Geography Courses Offered Infrequently

GE 140 Geography of Michigan (3 credits/3 contact hours)
Michigan’s geography is explored through examinations of its natural environment and people. Economic activities are examined, such as agriculture and manufacturing, as well as cultural phenomena, such as race and ethnicity.

The Geography of Michigan is periodically offered in hybrid or online forms of delivery. It can be selected as a general education course in either the Social Sciences or Humanities categories. Students explore the people and places that make up different parts of Michigan, ranging from urban Flint to the Lake Michigan shore through readings and lectures held in the classroom, on field trips, or online. Throughout the course, discussions are held concerning the state’s natural environment, historical geography, economic geography, and matters associated with social injustice. Michigan is examined through explorations of landscape and literature. The Geography of Michigan is an ideal course for students majoring in Geography, History, Sociology, Economics, Political Science, Anthropology, Social Work, Education, Business, English, Journalism, Creative Writing and Communications.
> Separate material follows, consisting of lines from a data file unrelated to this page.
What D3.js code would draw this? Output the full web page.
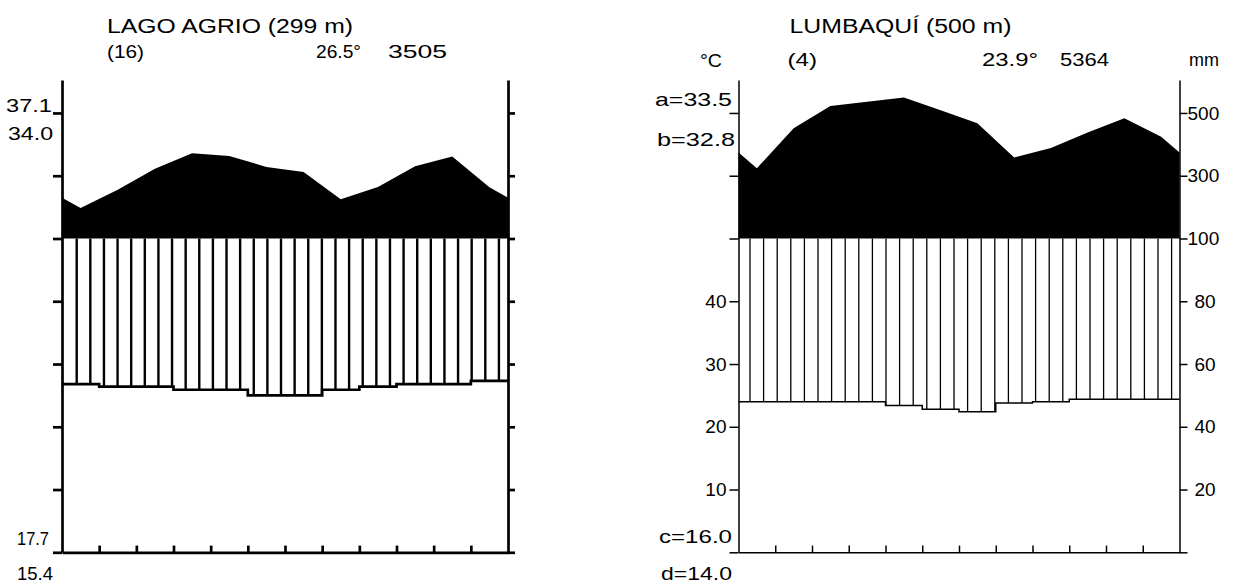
<!DOCTYPE html>
<html><head><meta charset="utf-8">
<script src="https://cdn.jsdelivr.net/npm/d3@7"></script>
<style>
html,body{margin:0;padding:0;background:#fff;}
svg{display:block;font-family:"Liberation Sans",Arial,sans-serif;}
</style></head><body>
<svg id="chart" width="1235" height="585"></svg>
<script>
// ---------- DATA ----------
const months = ["Jan","Feb","Mar","Apr","May","Jun","Jul","Aug","Sep","Oct","Nov","Dec"];

// Lago Agrio
const lagoTitle = "LAGO AGRIO (299 m)";
const lagoYears = "(16)";
const lagoMeanTemp = "26.5°";
const lagoAnnualPrecip = "3505";
const lagoTemp = [26.8, 26.4, 26.4, 25.9, 25.9, 25.0, 25.0, 25.9, 26.4, 26.8, 26.8, 27.3];
const lagoPrecip = [197, 255, 322, 372, 363, 328, 312, 225, 264, 330, 361, 263];
const lagoSideLabels = ["37.1", "34.0", "17.7", "15.4"];

// Lumbaquí
const lumbTitle = "LUMBAQUÍ (500 m)";
const lumbYears = "(4)";
const lumbMeanTemp = "23.9°";
const lumbAnnualPrecip = "5364";
const lumbTemp = [24.0, 24.0, 24.0, 24.0, 23.4, 22.8, 22.4, 23.8, 24.0, 24.4, 24.4, 24.4];
const lumbPrecip = [324, 451, 522, 536, 549, 509, 467, 358, 388, 438, 483, 424];
const lumbSideLabels = ["a=33.5", "b=32.8", "c=16.0", "d=14.0"];

const unitTemp = "°C";
const unitPrecip = "mm";
const axisTicksMm = [0, 20, 40, 60, 80, 100, 300, 500];
const tempTickLabels = [10, 20, 30, 40];
const precipTickLabels = [20, 40, 60, 80, 100, 300, 500];

// ---------- LAYOUT ----------
const Y0 = 552.3, Y100 = 238.5, YTOP = 80;
const yP = d3.scaleLinear().domain([0, 100, 605]).range([Y0, Y100, YTOP]);
const yT = d3.scaleLinear().domain([0, 50]).range([Y0, Y100]);

const svg = d3.select("#chart");

function txt(g, s, x, y, size, len, anchor) {
  const t = g.append("text").attr("x", x).attr("y", y).attr("font-size", size)
    .attr("text-anchor", anchor || "start").attr("fill", "#000").text(s);
  if (len) t.attr("textLength", len).attr("lengthAdjust", "spacingAndGlyphs");
  return t;
}

function panel(cfg) {
  const g = svg.append("g");
  const x = d3.scaleLinear().domain([0, 12]).range([cfg.x0, cfg.x1]);
  const temp = cfg.temp, precip = cfg.precip;

  // precipitation > 100 mm (black)
  const edgeP = (precip[0] + precip[11]) / 2;
  const pPts = [{m: 0, v: edgeP}, ...precip.map((v, i) => ({m: i + 0.5, v})), {m: 12, v: edgeP}];
  g.append("path").datum(pPts)
    .attr("d", d3.area().x(d => x(d.m)).y0(yP(100)).y1(d => yP(d.v)))
    .attr("fill", "#000");

  // humid period hatching
  const hatchX = d3.range(cfg.hatchCount).map(k => cfg.x0 + cfg.hatchStart + k * cfg.hatchStep)
    .filter(v => v < cfg.x1);
  g.selectAll("line.hatch").data(hatchX).join("line").attr("class", "hatch")
    .attr("x1", d => d).attr("x2", d => d)
    .attr("y1", d => yT(temp[Math.min(11, Math.floor(x.invert(d)))]))
    .attr("y2", yP(100))
    .attr("stroke", "#000").attr("stroke-width", cfg.hw);

  // temperature line
  const tPts = temp.map((v, i) => ({m: i, v})).concat([{m: 12, v: temp[11]}]);
  g.append("path").datum(tPts)
    .attr("d", d3.line().curve(d3.curveStepAfter).x(d => x(d.m)).y(d => yT(d.v)))
    .attr("fill", "none").attr("stroke", "#000").attr("stroke-width", cfg.sw);

  // axes
  const la = g.append("g").attr("transform", `translate(${cfg.x0},0)`)
    .call(d3.axisLeft(yP).tickValues(axisTicksMm).tickSize(cfg.tickL).tickSizeOuter(0)
      .tickPadding(3).tickFormat(cfg.leftFmt));
  const ra = g.append("g").attr("transform", `translate(${cfg.x1},0)`)
    .call(d3.axisRight(yP).tickValues(axisTicksMm).tickSize(cfg.tickR).tickSizeOuter(0)
      .tickPadding(0).tickFormat(cfg.rightFmt));
  const ba = g.append("g").attr("transform", `translate(0,${Y0})`)
    .call(d3.axisBottom(x).tickValues(d3.range(1, 12)).tickSize(-cfg.tickB).tickSizeOuter(0)
      .tickFormat(""));
  [la, ra, ba].forEach(a => {
    a.attr("font-family", null).attr("font-size", cfg.fs);
    a.selectAll(".domain, .tick line").attr("stroke", "#000").attr("stroke-width", cfg.sw);
    a.selectAll("text").attr("fill", "#000");
  });
  ra.selectAll(".tick text").attr("x", d => cfg.tickR + (d < 100 ? 7 : 0));

  // texts
  cfg.texts.forEach(t => txt(g, t.s, t.x, t.y, t.size || cfg.fs, t.len, t.anchor));
}

panel({
  x0: 62, x1: 508, temp: lagoTemp, precip: lagoPrecip,
  hatchStart: 14.7, hatchStep: 13.62, hatchCount: 32,
  sw: 2.7, hw: 2.4, tickL: 9, tickR: 7, tickB: 6.7, fs: 19,
  leftFmt: () => "", rightFmt: () => "",
  texts: [
    {s: lagoTitle, x: 107, y: 33, size: 20, len: 246},
    {s: lagoYears, x: 107, y: 58, size: 19, len: 37},
    {s: lagoMeanTemp, x: 316, y: 58, size: 19, len: 45},
    {s: lagoAnnualPrecip, x: 388, y: 58, size: 19, len: 59},
    {s: lagoSideLabels[0], x: 52, y: 112, size: 18, len: 46, anchor: "end"},
    {s: lagoSideLabels[1], x: 53, y: 140, size: 18, len: 45, anchor: "end"},
    {s: lagoSideLabels[2], x: 17, y: 545, size: 18, len: 32},
    {s: lagoSideLabels[3], x: 17, y: 580, size: 18, len: 36}
  ]
});

panel({
  x0: 738.5, x1: 1179.5, temp: lumbTemp, precip: lumbPrecip,
  hatchStart: 11.5, hatchStep: 13.6, hatchCount: 32,
  sw: 1.5, hw: 1.3, tickL: 9, tickR: 8, tickB: 6.7, fs: 19,
  leftFmt: d => (d > 0 && d <= 80 && tempTickLabels.includes(d / 2)) ? String(d / 2) : "",
  rightFmt: d => precipTickLabels.includes(d) ? String(d) : "",
  texts: [
    {s: lumbTitle, x: 789.5, y: 33, size: 20, len: 222},
    {s: unitTemp, x: 700, y: 67, size: 19, len: 22},
    {s: lumbYears, x: 787.5, y: 66, size: 19, len: 29.5},
    {s: lumbMeanTemp, x: 982, y: 66, size: 19, len: 56},
    {s: lumbAnnualPrecip, x: 1060, y: 66, size: 19, len: 49},
    {s: unitPrecip, x: 1189, y: 66, size: 19, len: 30},
    {s: lumbSideLabels[0], x: 655, y: 106, size: 19, len: 77},
    {s: lumbSideLabels[1], x: 657, y: 146, size: 19, len: 78},
    {s: lumbSideLabels[2], x: 659, y: 543, size: 19, len: 73},
    {s: lumbSideLabels[3], x: 661, y: 580, size: 19, len: 71}
  ]
});
</script>
</body></html>
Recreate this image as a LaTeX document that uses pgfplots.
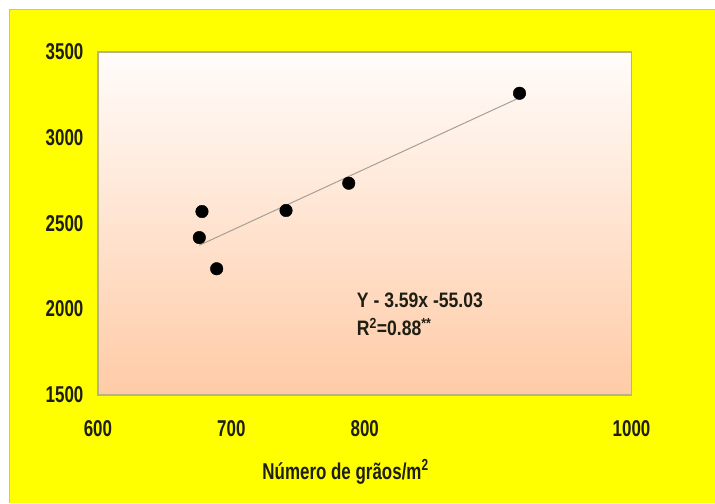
\documentclass[border=0pt]{standalone}
\usepackage{pgfplots}
\pgfplotsset{compat=1.18}
\usepackage{fontspec}
\setmainfont{Liberation Sans}
\newfontfamily\condfont{Liberation Sans}[FakeStretch=0.74]
\newfontfamily\annfont{Liberation Sans}[FakeStretch=0.84]
\definecolor{bgyellow}{RGB}{255,255,0}
\definecolor{topc}{RGB}{255,252,250}
\definecolor{botc}{RGB}{255,203,166}
\definecolor{framec}{RGB}{185,178,130}
\definecolor{txt}{RGB}{30,30,20}
\begin{document}
\begin{tikzpicture}[x=1bp,y=1bp]
\fill[white] (0,0) rectangle (715,503);
\fill[bgyellow] (10,0) rectangle (715,493);
\draw[color={rgb,255:red,215;green,215;blue,0}, line width=1bp] (10,0) -- (10,493) -- (715,493);
\begin{axis}[
  at={(98bp,108bp)}, anchor=south west,
  scale only axis, width=534bp, height=343bp,
  xmin=600, xmax=1000, ymin=1500, ymax=3500,
  xtick={600,700,800,1000}, ytick={1500,2000,2500,3000,3500},
  major tick length=0pt, minor tick num=0,
  axis line style={draw=framec, line width=1.8bp},
  axis background/.style={top color=topc, bottom color=botc},
  /pgf/number format/assume math mode=true,
  /pgf/number format/set thousands separator={},
  tick label style={font=\condfont\bfseries\fontsize{23}{27}\selectfont, text=txt},
  yticklabel style={xshift=-11bp},
  xticklabel style={yshift=-22bp},
  xlabel={Número de grãos/m\textsuperscript{2}},
  xlabel style={at={(axis description cs:0.464,0)}, anchor=center, yshift=-77bp,
    font=\condfont\bfseries\fontsize{23}{27}\selectfont, text=txt},
  clip=false,
]
\addplot[color={rgb,255:red,165;green,160;blue,150}, line width=1bp] coordinates {(676,2372) (916,3233)};
\addplot[only marks, mark=*, mark size=6.3bp, color=black] coordinates {
(678,2569) (676,2417) (689,2235) (741,2575) (788,2734) (916,3259)};
\node[anchor=west, inner sep=0pt, text=txt, font=\annfont\bfseries\fontsize{21}{24}\selectfont] at (axis cs:794,2048) {Y - 3.59x -55.03};
\node[anchor=west, inner sep=0pt, text=txt, font=\annfont\bfseries\fontsize{21}{24}\selectfont] at (axis cs:794,1896) {R\textsuperscript{2}=0.88\textsuperscript{**}};
\end{axis}
\end{tikzpicture}
\end{document}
GE 281 Immigration and Ethnicity in America (3 credits/3 contact hours)
Immigration and ethnicity in the United States is examined from historical and geographical perspectives. Case studies of various ethnic groups are discussed in detail.

I
mmigration and Ethnicity in America is periodically offered in face-to-face, hybrid or online forms of delivery. It can be selected as a general education course in either the Social Sciences or Humanities categories. Students explore the peopling of the United States for the past 200 years through readings, films, and lectures. Attributes associated with the principal immigrant groups that characterize different regions across the American continent are examined with special reference to culture and food. Immigration and Ethnicity in America is an ideal course for students majoring in Geography, History, Sociology, Economics, Political Science, Anthropology, Social Work, Education, English, Creative Writing and Film Studies.

GE 296 Sustainability in the Face of Globalization: Southern Africa (6 credits/6 contact hours)
This seminar provides an in-depth study of southern Africa, with special focus placed on South Africa. Social characteristics, as well as the region’s history and economic development are examined in addition to its natural environment and cultural geography. Of special importance are matters associated with natural resources, migration, changing indigenous lifeways, political geography, zoogeography, and wildlife conservation, as political, cultural, and economic conflicts emerge during an era marked by globalization. 

Sustainability in the Face of Globalization: Southern Africa is offered periodically as a study abroad course, which also incorporates online instruction. It can be selected as a general education course in the Social Sciences, Humanities, or Natural Sciences categories. Students engage in substantial reading, writing, and asynchronous dialogue prior to the departure to Africa. A two-week field expedition in South Africa includes examinations of indigenous lifeways, urban geographies, and environmental conservation. A wilderness safari experience is a highlight of the expedition. Sustainability in the Face of Globalization: Southern Africa is an ideal course for students in any major seeking to take part in short-term study abroad to Sub-Saharan Africa, which includes a rich safari experience.